• **What to produce**: Return each line of the listing below, unchanged, and omit the images.

[begin Dataset content]

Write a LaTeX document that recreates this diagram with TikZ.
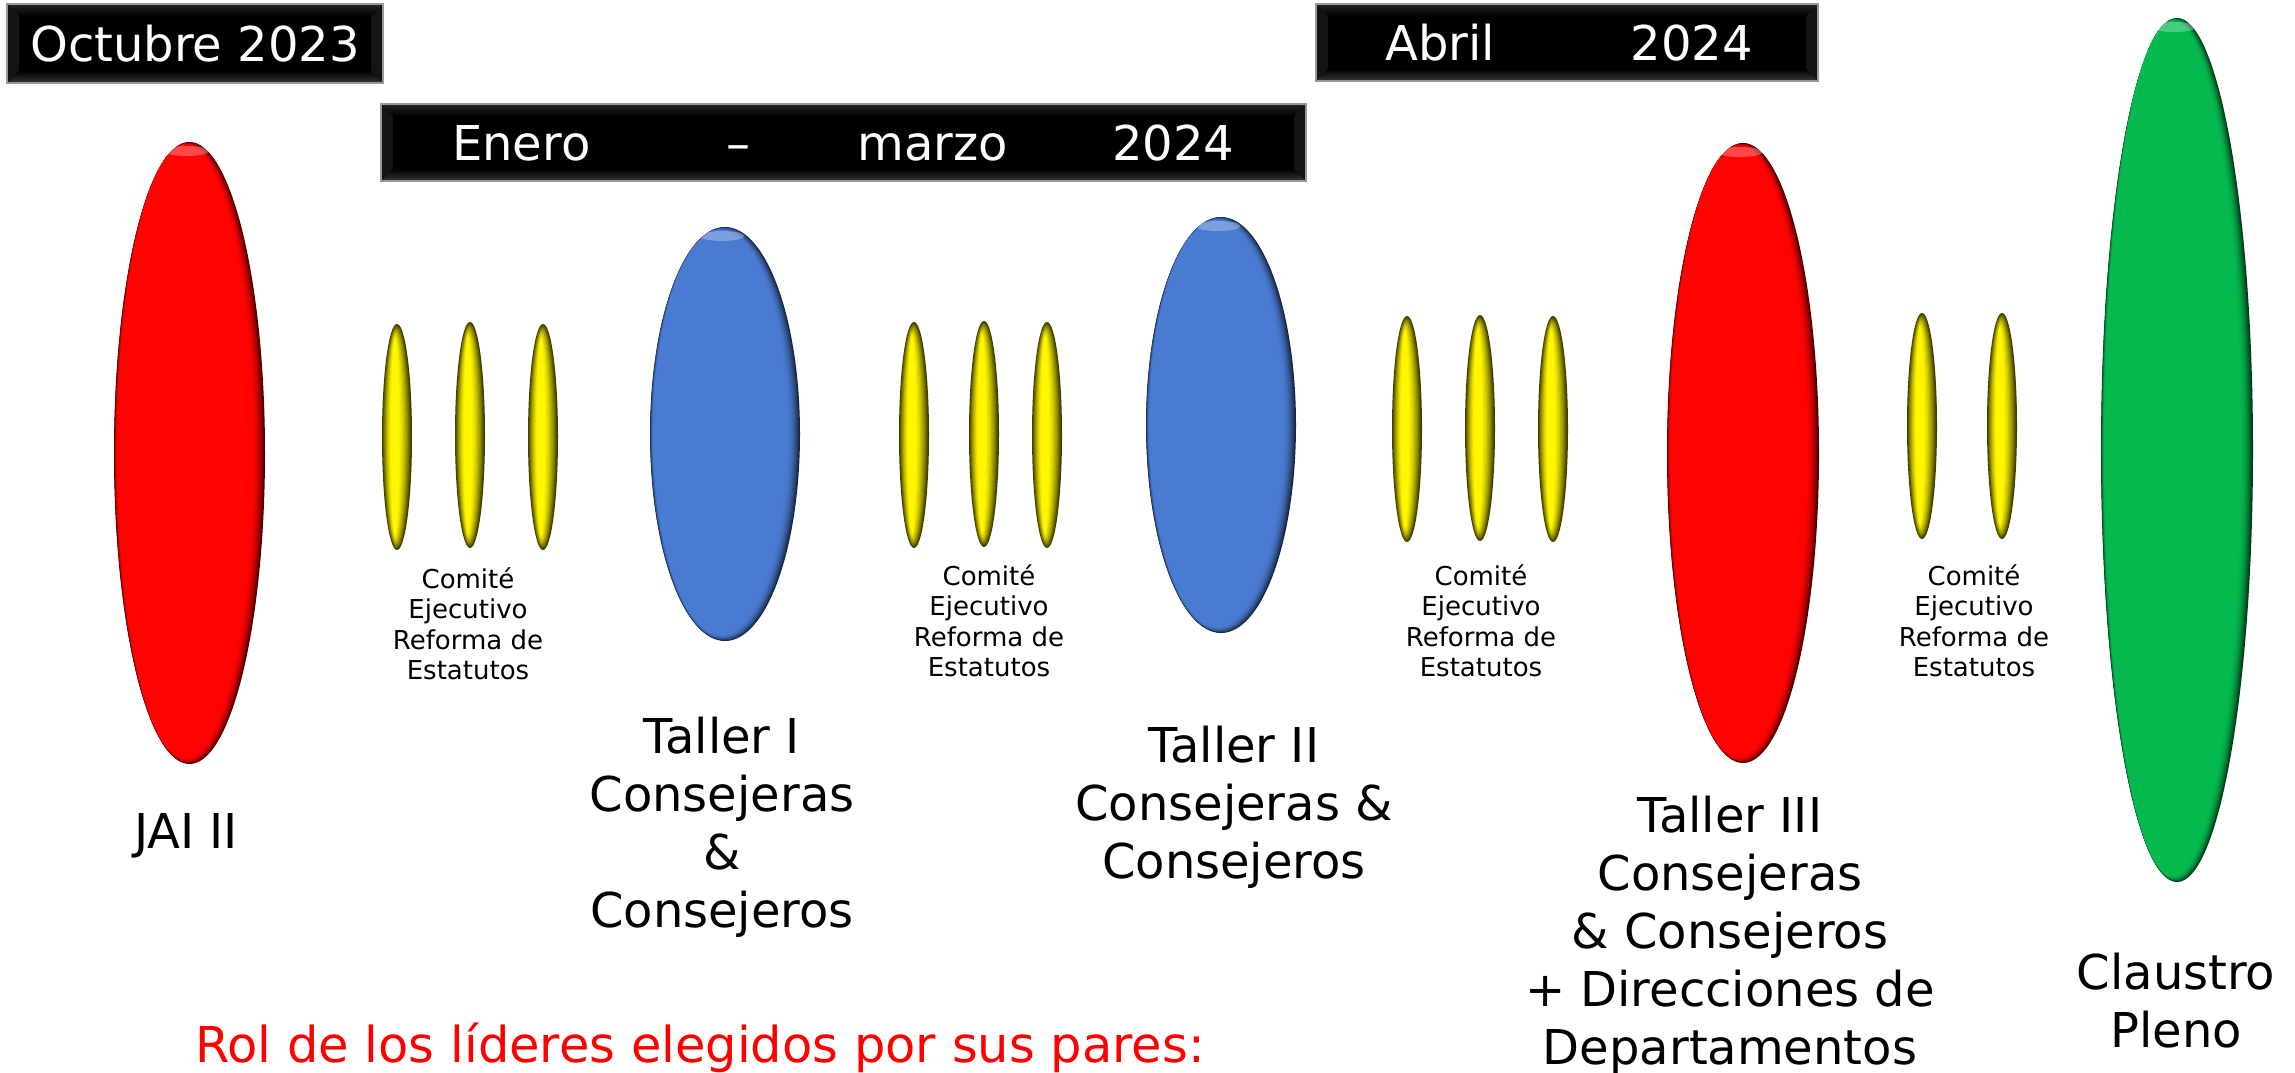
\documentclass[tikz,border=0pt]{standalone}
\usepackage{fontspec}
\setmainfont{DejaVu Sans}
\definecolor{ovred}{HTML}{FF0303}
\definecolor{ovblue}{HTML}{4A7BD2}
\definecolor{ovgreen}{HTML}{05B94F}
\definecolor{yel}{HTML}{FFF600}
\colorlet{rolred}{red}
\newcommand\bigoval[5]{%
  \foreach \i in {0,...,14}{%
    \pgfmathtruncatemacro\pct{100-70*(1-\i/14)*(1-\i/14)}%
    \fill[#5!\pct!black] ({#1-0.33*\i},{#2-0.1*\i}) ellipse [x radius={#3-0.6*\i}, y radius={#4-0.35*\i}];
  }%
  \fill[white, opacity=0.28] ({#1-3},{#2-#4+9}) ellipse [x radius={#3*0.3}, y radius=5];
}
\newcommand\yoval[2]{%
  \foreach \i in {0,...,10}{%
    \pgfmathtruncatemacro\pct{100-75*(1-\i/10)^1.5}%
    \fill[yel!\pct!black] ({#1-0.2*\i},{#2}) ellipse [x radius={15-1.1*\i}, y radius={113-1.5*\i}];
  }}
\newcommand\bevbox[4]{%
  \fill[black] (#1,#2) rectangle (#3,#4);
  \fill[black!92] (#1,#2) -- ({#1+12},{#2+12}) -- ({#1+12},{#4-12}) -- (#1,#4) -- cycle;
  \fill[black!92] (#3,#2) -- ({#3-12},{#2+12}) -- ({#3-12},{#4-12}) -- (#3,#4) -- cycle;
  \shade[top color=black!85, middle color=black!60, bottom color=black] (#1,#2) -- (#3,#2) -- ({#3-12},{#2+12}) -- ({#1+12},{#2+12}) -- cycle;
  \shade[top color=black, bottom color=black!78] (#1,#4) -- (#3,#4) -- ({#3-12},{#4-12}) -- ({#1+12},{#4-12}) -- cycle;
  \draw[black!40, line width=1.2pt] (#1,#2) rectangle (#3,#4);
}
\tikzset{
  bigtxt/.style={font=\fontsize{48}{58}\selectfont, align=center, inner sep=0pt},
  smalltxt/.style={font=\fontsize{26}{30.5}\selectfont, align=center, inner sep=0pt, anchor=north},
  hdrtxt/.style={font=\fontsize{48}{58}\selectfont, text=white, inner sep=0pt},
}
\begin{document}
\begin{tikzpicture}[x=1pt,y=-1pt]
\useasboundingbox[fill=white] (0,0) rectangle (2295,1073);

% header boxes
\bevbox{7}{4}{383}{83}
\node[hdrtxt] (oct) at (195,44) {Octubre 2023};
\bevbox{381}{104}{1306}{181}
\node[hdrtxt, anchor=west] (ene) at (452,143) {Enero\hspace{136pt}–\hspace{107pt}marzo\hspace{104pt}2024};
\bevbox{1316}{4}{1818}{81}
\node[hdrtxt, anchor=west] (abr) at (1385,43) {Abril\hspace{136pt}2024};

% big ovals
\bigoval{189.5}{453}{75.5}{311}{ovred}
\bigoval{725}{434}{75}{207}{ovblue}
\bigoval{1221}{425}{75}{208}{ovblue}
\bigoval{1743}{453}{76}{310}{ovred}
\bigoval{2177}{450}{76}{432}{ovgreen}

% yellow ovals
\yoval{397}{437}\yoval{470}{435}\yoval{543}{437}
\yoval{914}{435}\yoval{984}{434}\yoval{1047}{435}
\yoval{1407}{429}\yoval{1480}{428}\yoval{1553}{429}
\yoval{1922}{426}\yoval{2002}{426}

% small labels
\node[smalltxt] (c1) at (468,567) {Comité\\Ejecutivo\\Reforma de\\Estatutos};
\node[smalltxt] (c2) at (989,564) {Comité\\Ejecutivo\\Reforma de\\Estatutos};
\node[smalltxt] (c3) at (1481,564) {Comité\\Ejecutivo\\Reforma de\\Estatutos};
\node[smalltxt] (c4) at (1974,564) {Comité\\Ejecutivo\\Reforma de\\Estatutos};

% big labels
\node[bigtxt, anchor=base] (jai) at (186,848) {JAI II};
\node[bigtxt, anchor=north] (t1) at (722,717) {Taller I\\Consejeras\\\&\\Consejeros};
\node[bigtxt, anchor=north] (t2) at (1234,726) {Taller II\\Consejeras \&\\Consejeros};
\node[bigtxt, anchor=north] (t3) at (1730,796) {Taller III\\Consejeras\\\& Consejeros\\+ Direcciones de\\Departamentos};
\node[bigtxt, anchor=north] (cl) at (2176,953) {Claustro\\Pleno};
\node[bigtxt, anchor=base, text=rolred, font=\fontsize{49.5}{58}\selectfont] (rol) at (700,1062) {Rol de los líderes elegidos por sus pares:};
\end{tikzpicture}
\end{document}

[end Dataset content]

• **Final result**:
Write a LaTeX document that recreates this diagram with TikZ.
\documentclass[tikz,border=0pt]{standalone}
\usepackage{fontspec}
\setmainfont{DejaVu Sans}
\definecolor{ovred}{HTML}{FF0303}
\definecolor{ovblue}{HTML}{4A7BD2}
\definecolor{ovgreen}{HTML}{05B94F}
\definecolor{yel}{HTML}{FFF600}
\colorlet{rolred}{red}
\newcommand\bigoval[5]{%
  \foreach \i in {0,...,14}{%
    \pgfmathtruncatemacro\pct{100-70*(1-\i/14)*(1-\i/14)}%
    \fill[#5!\pct!black] ({#1-0.33*\i},{#2-0.1*\i}) ellipse [x radius={#3-0.6*\i}, y radius={#4-0.35*\i}];
  }%
  \fill[white, opacity=0.28] ({#1-3},{#2-#4+9}) ellipse [x radius={#3*0.3}, y radius=5];
}
\newcommand\yoval[2]{%
  \foreach \i in {0,...,10}{%
    \pgfmathtruncatemacro\pct{100-75*(1-\i/10)^1.5}%
    \fill[yel!\pct!black] ({#1-0.2*\i},{#2}) ellipse [x radius={15-1.1*\i}, y radius={113-1.5*\i}];
  }}
\newcommand\bevbox[4]{%
  \fill[black] (#1,#2) rectangle (#3,#4);
  \fill[black!92] (#1,#2) -- ({#1+12},{#2+12}) -- ({#1+12},{#4-12}) -- (#1,#4) -- cycle;
  \fill[black!92] (#3,#2) -- ({#3-12},{#2+12}) -- ({#3-12},{#4-12}) -- (#3,#4) -- cycle;
  \shade[top color=black!85, middle color=black!60, bottom color=black] (#1,#2) -- (#3,#2) -- ({#3-12},{#2+12}) -- ({#1+12},{#2+12}) -- cycle;
  \shade[top color=black, bottom color=black!78] (#1,#4) -- (#3,#4) -- ({#3-12},{#4-12}) -- ({#1+12},{#4-12}) -- cycle;
  \draw[black!40, line width=1.2pt] (#1,#2) rectangle (#3,#4);
}
\tikzset{
  bigtxt/.style={font=\fontsize{48}{58}\selectfont, align=center, inner sep=0pt},
  smalltxt/.style={font=\fontsize{26}{30.5}\selectfont, align=center, inner sep=0pt, anchor=north},
  hdrtxt/.style={font=\fontsize{48}{58}\selectfont, text=white, inner sep=0pt},
}
\begin{document}
\begin{tikzpicture}[x=1pt,y=-1pt]
\useasboundingbox[fill=white] (0,0) rectangle (2295,1073);

% header boxes
\bevbox{7}{4}{383}{83}
\node[hdrtxt] (oct) at (195,44) {Octubre 2023};
\bevbox{381}{104}{1306}{181}
\node[hdrtxt, anchor=west] (ene) at (452,143) {Enero\hspace{136pt}–\hspace{107pt}marzo\hspace{104pt}2024};
\bevbox{1316}{4}{1818}{81}
\node[hdrtxt, anchor=west] (abr) at (1385,43) {Abril\hspace{136pt}2024};

% big ovals
\bigoval{189.5}{453}{75.5}{311}{ovred}
\bigoval{725}{434}{75}{207}{ovblue}
\bigoval{1221}{425}{75}{208}{ovblue}
\bigoval{1743}{453}{76}{310}{ovred}
\bigoval{2177}{450}{76}{432}{ovgreen}

% yellow ovals
\yoval{397}{437}\yoval{470}{435}\yoval{543}{437}
\yoval{914}{435}\yoval{984}{434}\yoval{1047}{435}
\yoval{1407}{429}\yoval{1480}{428}\yoval{1553}{429}
\yoval{1922}{426}\yoval{2002}{426}

% small labels
\node[smalltxt] (c1) at (468,567) {Comité\\Ejecutivo\\Reforma de\\Estatutos};
\node[smalltxt] (c2) at (989,564) {Comité\\Ejecutivo\\Reforma de\\Estatutos};
\node[smalltxt] (c3) at (1481,564) {Comité\\Ejecutivo\\Reforma de\\Estatutos};
\node[smalltxt] (c4) at (1974,564) {Comité\\Ejecutivo\\Reforma de\\Estatutos};

% big labels
\node[bigtxt, anchor=base] (jai) at (186,848) {JAI II};
\node[bigtxt, anchor=north] (t1) at (722,717) {Taller I\\Consejeras\\\&\\Consejeros};
\node[bigtxt, anchor=north] (t2) at (1234,726) {Taller II\\Consejeras \&\\Consejeros};
\node[bigtxt, anchor=north] (t3) at (1730,796) {Taller III\\Consejeras\\\& Consejeros\\+ Direcciones de\\Departamentos};
\node[bigtxt, anchor=north] (cl) at (2176,953) {Claustro\\Pleno};
\node[bigtxt, anchor=base, text=rolred, font=\fontsize{49.5}{58}\selectfont] (rol) at (700,1062) {Rol de los líderes elegidos por sus pares:};
\end{tikzpicture}
\end{document}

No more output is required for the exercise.